Mevlana algısı: Şair mi, yaşam koçu mu, veli mi?
Kimi için o bir şair, kimine göre kişisel gelişim gurusu. Bazısı için alim, bazısına göre hümanist ve neo-platoncu bir filozof, kimileri içinse bir müceddit, yüce bir mürşit, büyük bir veli. Ona methiyeler düzen de var, döneminde işgalci Moğollarla iyi ilişkiler kurduğu için kınayan da… Elit bir çevreden geldiği için onu elitlerin mürşidi olmakla itham eden de mevcut, tüm insanlığı kucaklayan bir birleşme potası olarak değerlendiren de… Kendi eğilimlerini onun üzerinden meşrulaştırmak için onu saptıran da yok değil, haşa ilahlaştıran da. Kısacası şu dünyada Mevlana Celaleddin Rumi'ye ilgi duyan herkesin, her kesimin kendince farklı bir Mevlana, bir Rumi, bir Hazret-i Pir algısı var. Bir başka deyişle herkesin kendince bir Mevlana'sı var.

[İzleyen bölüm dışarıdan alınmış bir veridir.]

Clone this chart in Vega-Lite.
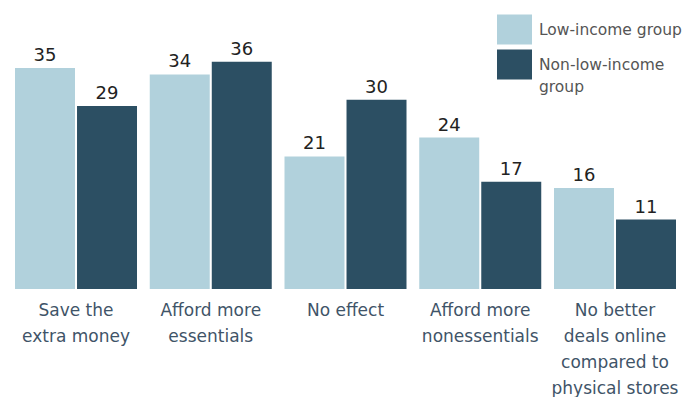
{
  "$schema": "https://vega.github.io/schema/vega-lite/v6.json",
  "width": 686,
  "height": 284,
  "autosize": {"type": "none"},
  "padding": {"left": 0, "top": 5, "right": 0, "bottom": 108},
  "config": {
    "view": {"stroke": null},
    "font": "DejaVu Sans"
  },
  "data": {
    "values": [
      {"category": "Save the extra money", "group": "Low-income group", "value": 35},
      {"category": "Save the extra money", "group": "Non-low-income group", "value": 29},
      {"category": "Afford more essentials", "group": "Low-income group", "value": 34},
      {"category": "Afford more essentials", "group": "Non-low-income group", "value": 36},
      {"category": "No effect", "group": "Low-income group", "value": 21},
      {"category": "No effect", "group": "Non-low-income group", "value": 30},
      {"category": "Afford more nonessentials", "group": "Low-income group", "value": 24},
      {"category": "Afford more nonessentials", "group": "Non-low-income group", "value": 17},
      {"category": "No better deals online compared to physical stores", "group": "Low-income group", "value": 16},
      {"category": "No better deals online compared to physical stores", "group": "Non-low-income group", "value": 11}
    ]
  },
  "encoding": {
    "x": {
      "field": "category",
      "type": "nominal",
      "sort": null,
      "scale": {"paddingInner": 0.0946, "paddingOuter": 0.0928, "align": 0.6},
      "axis": {
        "title": null,
        "orient": "bottom",
        "domain": false,
        "ticks": false,
        "labelAngle": 0,
        "labelPadding": 13,
        "labelFontSize": 17,
        "labelColor": "#3f5468",
        "labelLineHeight": 26,
        "labelBaseline": "top",
        "labelLimit": 200,
        "labelExpr": "datum.label == 'Save the extra money' ? ['Save the', 'extra money'] : datum.label == 'Afford more essentials' ? ['Afford more', 'essentials'] : datum.label == 'Afford more nonessentials' ? ['Afford more', 'nonessentials'] : datum.label == 'No effect' ? 'No effect' : ['No better', 'deals online', 'compared to', 'physical stores']"
      }
    },
    "xOffset": {
      "field": "group",
      "type": "nominal",
      "scale": {"paddingInner": 0.0328, "paddingOuter": 0}
    },
    "y": {
      "field": "value",
      "type": "quantitative",
      "scale": {"domain": [0, 45], "nice": false},
      "axis": null
    }
  },
  "layer": [
    {
      "mark": {"type": "bar"},
      "encoding": {
        "color": {
          "field": "group",
          "type": "nominal",
          "scale": {"domain": ["Low-income group", "Non-low-income group"], "range": ["#b1d1dc", "#2c4f63"]},
          "legend": {
            "title": null,
            "orient": "none",
            "legendX": 497,
            "legendY": 7,
            "padding": 0,
            "symbolType": "M-1,-0.857L1,-0.857L1,0.857L-1,0.857Z",
            "symbolSize": 1225,
            "symbolStrokeWidth": 0,
            "symbolOpacity": 1,
            "labelFontSize": 15.5,
            "labelColor": "#555555",
            "labelOffset": 7,
            "labelLimit": 200,
            "rowPadding": 2,
            "labelExpr": "datum.label == 'Non-low-income group' ? ['Non-low-income', 'group'] : datum.label",
            "encode": {
              "labels": {"update": {"lineHeight": {"value": 22}}}
            }
          }
        }
      }
    },
    {
      "mark": {"type": "text", "baseline": "bottom", "dy": -3, "fontSize": 18, "color": "#222222"},
      "encoding": {
        "text": {"field": "value", "type": "quantitative"}
      }
    }
  ]
}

MEVLÂNA CELALEDDİN RUMİ KİMDİR, NEDİR?
◾ Kendisini anlama ve algılama konusundaki bu farklılığı zaten o da kendi adına asırlar öncesinden –aslında insanın aslını, özünü, Tanrıyı anlamlandırmasını ifade eden- şu beyitlerle bildirmişti: "Herkes kendi zannınca benim dostum oldu ama kimse içimdeki sırları araştırmadı. Benim esrarım, feryadımdan uzak değildir ancak her gözde, kulakta o nur yok."
◾ Belki de herkes onun penceresinden değil de kendi penceresinden görüp tanımladığı için o çok farklı sıfatlarla tanınıyor.